Alan Sepinwall of Rolling Stone wrote: "How appropriate, then, that the marvelous 'Four Movements' was so reminiscent of The Office's 'Goodbye Michael' — not in plot or tone, but in the sense that every different persona of this wildly unpredictable character managed to be on display in the same episode. In seeing her say goodbye to her coworkers, we got to see the many different iterations of Gina Linetti, as well as the many different modes even a show this fundamentally silly can handle."
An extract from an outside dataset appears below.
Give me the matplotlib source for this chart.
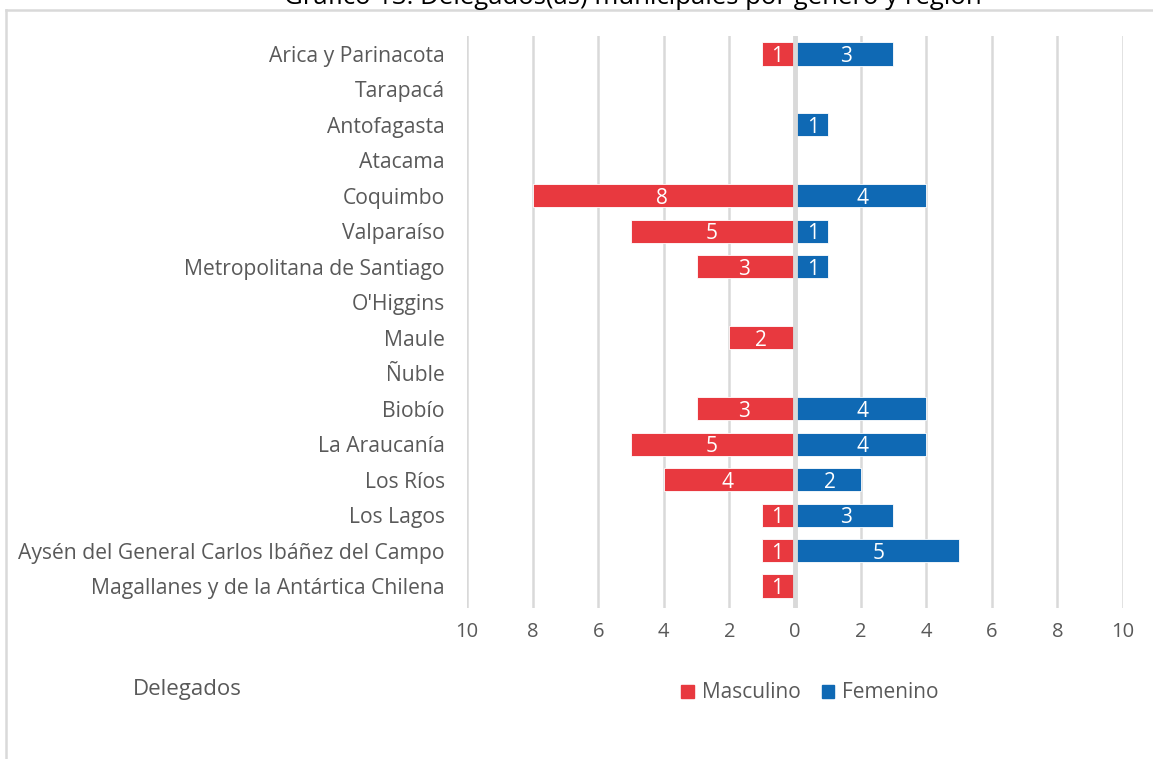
import matplotlib
matplotlib.use("Agg")
import matplotlib.pyplot as plt
from matplotlib.patches import Rectangle
from matplotlib.lines import Line2D

plt.rcParams['font.family'] = ['Open Sans', 'DejaVu Sans']

regions = ["Arica y Parinacota", "Tarapacá", "Antofagasta", "Atacama", "Coquimbo",
           "Valparaíso", "Metropolitana de Santiago", "O'Higgins", "Maule", "Ñuble",
           "Biobío", "La Araucanía", "Los Ríos", "Los Lagos",
           "Aysén del General Carlos Ibáñez del Campo", "Magallanes y de la Antártica Chilena"]
masculino = [1, 0, 0, 0, 8, 5, 3, 0, 2, 0, 3, 5, 4, 1, 1, 1]
femenino = [3, 0, 1, 0, 4, 1, 1, 0, 0, 0, 4, 4, 2, 3, 5, 0]
xticks = [-10, -8, -6, -4, -2, 0, 2, 4, 6, 8, 10]
xticklabels = ["10", "8", "6", "4", "2", "0", "2", "4", "6", "8", "10"]

RED = "#E8393F"
BLUE = "#0F69B4"
GRID = "#D9D9D9"
TXT = "#595959"

W, H = 1153, 759
fig = plt.figure(figsize=(W / 100, H / 100), dpi=100)

# outer frame (partially visible)
fig.add_artist(Line2D([6 / W, 6 / W], [0, 1 - 10 / H], transform=fig.transFigure, color=GRID, lw=1.8))
fig.add_artist(Line2D([6 / W, 1], [1 - 10 / H, 1 - 10 / H], transform=fig.transFigure, color=GRID, lw=1.8))

# title (clipped at top edge, as in the reference)
fig.text(633 / W, 1 - 4.5 / H, "Gráfico 13: Delegados(as) municipales por género y región",
         ha='center', va='baseline', fontsize=18.5, color='black')

ax = fig.add_axes([467 / W, 1 - 608 / H, 656 / W, 572 / H])
y = list(range(len(regions)))
h = 0.65
ax.barh(y, [-m for m in masculino], height=h, color=RED, edgecolor='white', linewidth=0.6, zorder=2)
ax.barh(y, femenino, height=h, color=BLUE, edgecolor='white', linewidth=0.6, zorder=2)

for i, (m, f) in enumerate(zip(masculino, femenino)):
    if m:
        ax.text(-m / 2 - 0.05, i, str(m), ha='center', va='center_baseline', color='white', fontsize=15, zorder=4)
    if f:
        ax.text(f / 2 + 0.05, i, str(f), ha='center', va='center_baseline', color='white', fontsize=15, zorder=4)

ax.set_xlim(-10, 10)
ax.set_ylim(len(regions) - 1 + 0.62, -0.507)
ax.set_xticks(xticks)
ax.set_xticklabels(xticklabels)
ax.set_yticks(y)
ax.set_yticklabels(regions)
ax.tick_params(axis='x', length=0, pad=10, labelsize=14.5, labelcolor=TXT)
ax.tick_params(axis='y', length=0, pad=16, labelsize=15.2, labelcolor=TXT)
for t in xticks:
    if t != 0:
        ax.axvline(t, color=GRID, lw=1.8, zorder=1)
ax.axvline(0, color=GRID, lw=3.5, zorder=3)
for s in ax.spines.values():
    s.set_visible(False)

fig.text(133 / W, 1 - 690 / H, "Delegados", ha='left', va='center', fontsize=16, color=TXT)

handles = [Rectangle((0, 0), 1, 1, color=RED), Rectangle((0, 0), 1, 1, color=BLUE)]
fig.legend(handles, ["Masculino", "Femenino"], loc='center', bbox_to_anchor=(810 / W, 1 - 693 / H),
           ncol=2, frameon=False, fontsize=15, labelcolor=TXT, handlelength=0.6, handleheight=0.6,
           handletextpad=0.4, columnspacing=1.0)

fig.savefig("out.png", dpi=100)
Nick Harley of Den of Geek gave the episode a 3.5 star rating out of 5 and wrote "While 'Four Movements' doesn't necessarily stick the landing, its imperfect nature mirrors Gina's run on the show itself: random, funny, occasionally able to be touching, and a little extraneous. As much as I enjoy the character, I don't think Gina's absence will be a detriment for the series, and as stated above, I'm sure we'll be seeing the character again sooner rather than later."